Without good communications, local responders and those helping them in far-off coordination centers lack the command and control needed to efficiently help the victims of a disaster. To provide this important communications capability, the Tennessee Army National Guard created the Mobile Emergency Response Team Advanced (MERTA). This one-of-a-kind unit is capable of short-notice rapid response to areas which have lost their normal means of communicating because of a disaster.
According to Sgt. 1st Class Curtis Garner, operations noncommissioned officer-in-charge for the J-5/7, the MERTA team has two missions: providing a means of communication for command and control and ensuring a means of communication for situational awareness.
During Vigilant Guard 08, the goal of MERTA is to give key military and civilian relief leaders a common operating picture. To do this, the team is provided access to the important information from three exercise sites from across the Volunteer State..
The Joint Information Exchange Environment (JIEE) is an internet based program used as a task tracking system by the military.
An emergency responder's information exchange program, WEB-EOC, is used by the Tennessee Emergency Management Agency (TEMA) and many local and city governments.
Regional and State Online Resource for Emergency Management is a National Guard created site that provides a method of obtaining geographic, demographic and agency information for a relief agency's area of operation.
When the MERTA gets the call, it is able to set up an interfacing network of AM, FM, UHF, VHF, Harris 150 and satellite radios.

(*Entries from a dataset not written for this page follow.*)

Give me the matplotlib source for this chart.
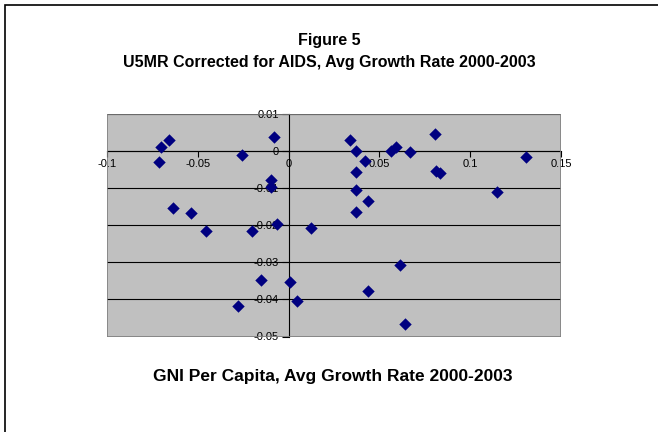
import matplotlib
matplotlib.use("Agg")
import matplotlib.pyplot as plt
from matplotlib.patches import Rectangle

# GNI per capita growth (x) vs. AIDS-corrected U5MR growth (y), 2000-2003
gni_growth = [-0.0661, -0.0704, -0.0713, -0.0259, -0.0079, -0.0097, -0.0097,
              -0.0634, -0.0538, -0.0454, -0.0202, -0.0064, 0.0123, 0.0338,
              0.0371, 0.0419, 0.0371, 0.0371, 0.0439, 0.0371, 0.0564, 0.0592,
              0.0667, 0.0805, 0.0814, 0.0836, 0.1149, 0.1305, -0.0154, 0.0006,
              0.0048, -0.0279, 0.0612, 0.0439, 0.0642]
u5mr_growth = [0.0030, 0.0010, -0.0030, -0.0013, 0.0038, -0.0080, -0.0098,
               -0.0155, -0.0167, -0.0216, -0.0216, -0.0196, -0.0208, 0.0030,
               0.0000, -0.0027, -0.0058, -0.0105, -0.0136, -0.0166, -0.0002, 0.0010,
               -0.0004, 0.0045, -0.0055, -0.0059, -0.0112, -0.0017, -0.0349, -0.0353,
               -0.0404, -0.0417, -0.0308, -0.0378, -0.0466]

x_ticks = [-0.1, -0.05, 0, 0.05, 0.1, 0.15]
x_labels = ["-0.1", "-0.05", "0", "0.05", "0.1", "0.15"]
y_ticks = [-0.05, -0.04, -0.03, -0.02, -0.01, 0, 0.01]
y_labels = ["-0.05", "-0.04", "-0.03", "-0.02", "-0.01", "0", "0.01"]

plt.rcParams["font.family"] = ["Liberation Sans", "DejaVu Sans"]

W, H = 658, 432
fig = plt.figure(figsize=(W / 100, H / 100), dpi=100)
fig.patch.set_facecolor("white")

# outer chart frame (only left/top edges fall inside the canvas)
fig.add_artist(Rectangle((4.5 / W, -0.1), 1.2, 1 - 4.5 / H + 0.1,
                         transform=fig.transFigure, fill=False,
                         edgecolor="black", linewidth=1.2))

left, right, top, bottom = 107, 561, 113.5, 336.5
ax = fig.add_axes([left / W, 1 - bottom / H, (right - left) / W, (bottom - top) / H])
ax.set_facecolor("#C0C0C0")
ax.set_xlim(-0.1, 0.15)
ax.set_ylim(-0.05, 0.01)

for y in y_ticks:
    ax.axhline(y, color="black", linewidth=0.8, zorder=1)

ax.scatter(gni_growth, u5mr_growth, marker="D", s=40, color="#000080",
           linewidths=0, zorder=3)

for name in ["top", "right", "left", "bottom"]:
    ax.spines[name].set_visible(False)
frame = Rectangle((0, 0), 1, 1, transform=ax.transAxes, fill=False,
                  edgecolor="#808080", linewidth=1.2, zorder=4)
ax.add_patch(frame)

# axes cross at the origin, Excel style
for name in ["left", "bottom"]:
    ax.spines[name].set_visible(True)
    ax.spines[name].set_position(("data", 0))
    ax.spines[name].set_linewidth(0.8)
    ax.spines[name].set_zorder(2)

ax.set_xticks(x_ticks)
ax.set_xticklabels(x_labels)
ax.set_yticks(y_ticks)
ax.set_yticklabels(y_labels)
ax.tick_params(axis="both", direction="out", width=0.8,
               labelsize=8, color="black")
ax.tick_params(axis="x", length=4, pad=2)
ax.tick_params(axis="y", length=5, pad=2)

fig.text(0.5, 1 - 41 / H, "Figure 5", ha="center", va="center",
         fontsize=11.5, fontweight="bold")
fig.text(0.5, 1 - 62 / H, "U5MR Corrected for AIDS, Avg Growth Rate 2000-2003",
         ha="center", va="center", fontsize=11.5, fontweight="bold")
fig.text(333 / W, 1 - 377 / H, "GNI Per Capita, Avg Growth Rate 2000-2003",
         ha="center", va="center", fontsize=12.5, fontweight="bold")

fig.savefig("out.png", dpi=100)
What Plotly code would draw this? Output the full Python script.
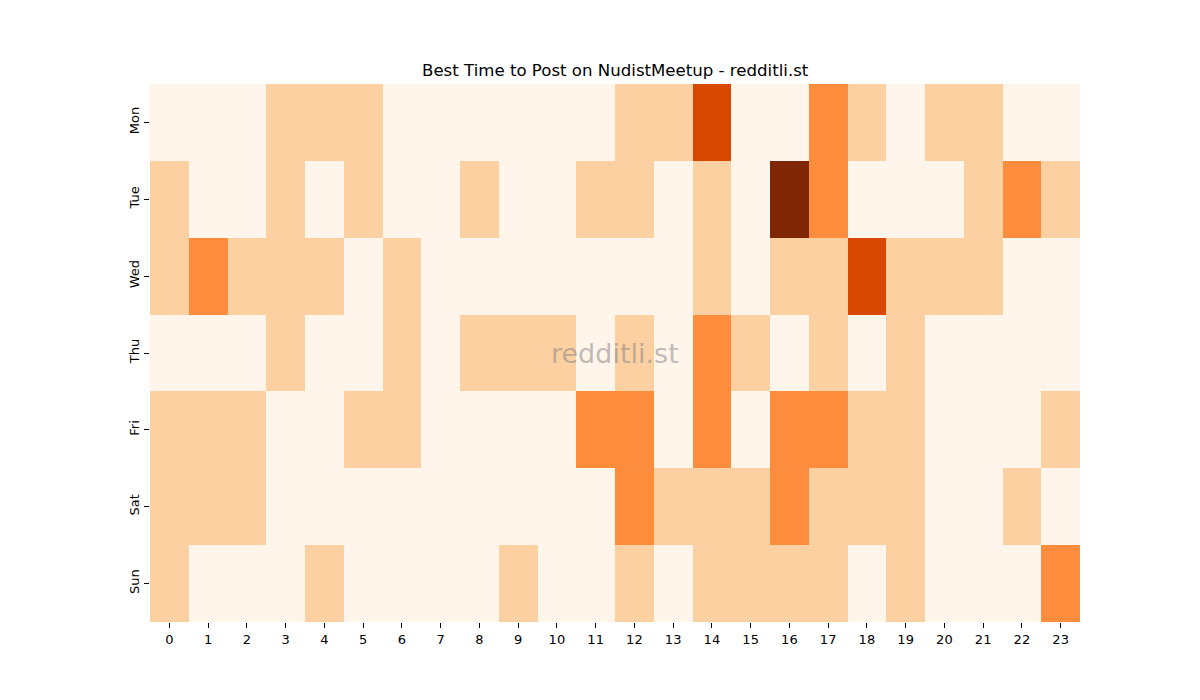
import plotly.graph_objects as go

days = ["Mon", "Tue", "Wed", "Thu", "Fri", "Sat", "Sun"]
hours = [str(h) for h in range(24)]

# activity level per day/hour (0-4)
mon = [0, 0, 0, 1, 1, 1, 0, 0, 0, 0, 0, 0, 1, 1, 3, 0, 0, 2, 1, 0, 1, 1, 0, 0]
tue = [1, 0, 0, 1, 0, 1, 0, 0, 1, 0, 0, 1, 1, 0, 1, 0, 4, 2, 0, 0, 0, 1, 2, 1]
wed = [1, 2, 1, 1, 1, 0, 1, 0, 0, 0, 0, 0, 0, 0, 1, 0, 1, 1, 3, 1, 1, 1, 0, 0]
thu = [0, 0, 0, 1, 0, 0, 1, 0, 1, 1, 1, 0, 1, 0, 2, 1, 0, 1, 0, 1, 0, 0, 0, 0]
fri = [1, 1, 1, 0, 0, 1, 1, 0, 0, 0, 0, 2, 2, 0, 2, 0, 2, 2, 1, 1, 0, 0, 0, 1]
sat = [1, 1, 1, 0, 0, 0, 0, 0, 0, 0, 0, 0, 2, 1, 1, 1, 2, 1, 1, 1, 0, 0, 1, 0]
sun = [1, 0, 0, 0, 1, 0, 0, 0, 0, 1, 0, 0, 1, 0, 1, 1, 1, 1, 0, 1, 0, 0, 0, 2]

z = [mon, tue, wed, thu, fri, sat, sun]

# matplotlib "Oranges"
oranges = [[0.0, "#fff5eb"], [0.25, "#fdd0a2"], [0.5, "#fd8d3c"],
           [0.75, "#d94801"], [1.0, "#7f2704"]]

fig = go.Figure(go.Heatmap(
    z=z, x=hours, y=days,
    colorscale=oranges, zmin=0, zmax=4,
    showscale=False, xgap=0, ygap=0,
))

fig.add_annotation(text="redditli.st", x=0.5, y=0.5, xref="paper", yref="paper",
                   showarrow=False, font=dict(size=27, color="rgba(128,128,128,0.5)"))

fig.update_layout(
    width=1200, height=700,
    margin=dict(l=142, r=128, t=76, b=86),
    paper_bgcolor="white", plot_bgcolor="white",
    font=dict(family="DejaVu Sans", size=13, color="black"),
    title=dict(text="Best Time to Post on NudistMeetup - redditli.st",
               x=0.506, xanchor="center", y=0.903, yanchor="bottom",
               font=dict(size=16.6)),
)
fig.update_xaxes(ticks="outside", ticklen=5, tickcolor="black", showgrid=False,
                 zeroline=False, tickangle=0)
fig.update_yaxes(ticks="outside", ticklen=5, tickcolor="black", showgrid=False,
                 zeroline=False, autorange="reversed", tickangle=-90)

fig.write_html("out.html")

Its personnel also sets up a wireless internet network and download cable news channel signals.
All the equipment needed is stowed and move around in one truck towed trailer. The entire package will fit in a C-130 Hercules cargo aircraft. It is also small enough to be loaded into a CH-47 Cargo helicopter, although as yet they have not had the opportunity to do so.
MERTA provides key military and civilian leaders with the ability to talk with one another using the equipment that they already have. Since not all communication equipment will talk with one another, there is a need to have both civilian and military communications tied together.
When a civilian police or fire department needs to talk with the military unit sent to help them, MERTA can convert the signal and the two agencies are able to communicate. For an example, if one response unit uses FM radios and the supporting unit only has VHS, the MERTA team can send the signal through an ACV 1000, networking the signals together to establish communication between the two different formats.
Within 24 hours after receiving a request from TEMA, a two-to-four person MERTA team can move to an event site anywhere within the state of Tennessee. It only takes one hour of set-up before the team is fully operational.
MERTA is normally the first military responder at an incident site. With a power generator mounted in the front of their trailer, the unit is basically self sufficient; providing communications for up to four days before being relieved by other signal assets.
"We need the ability to talk to everyone; civilian or military," Garner said. "We have to be able to go to the civilian communication network if they can't come to ours."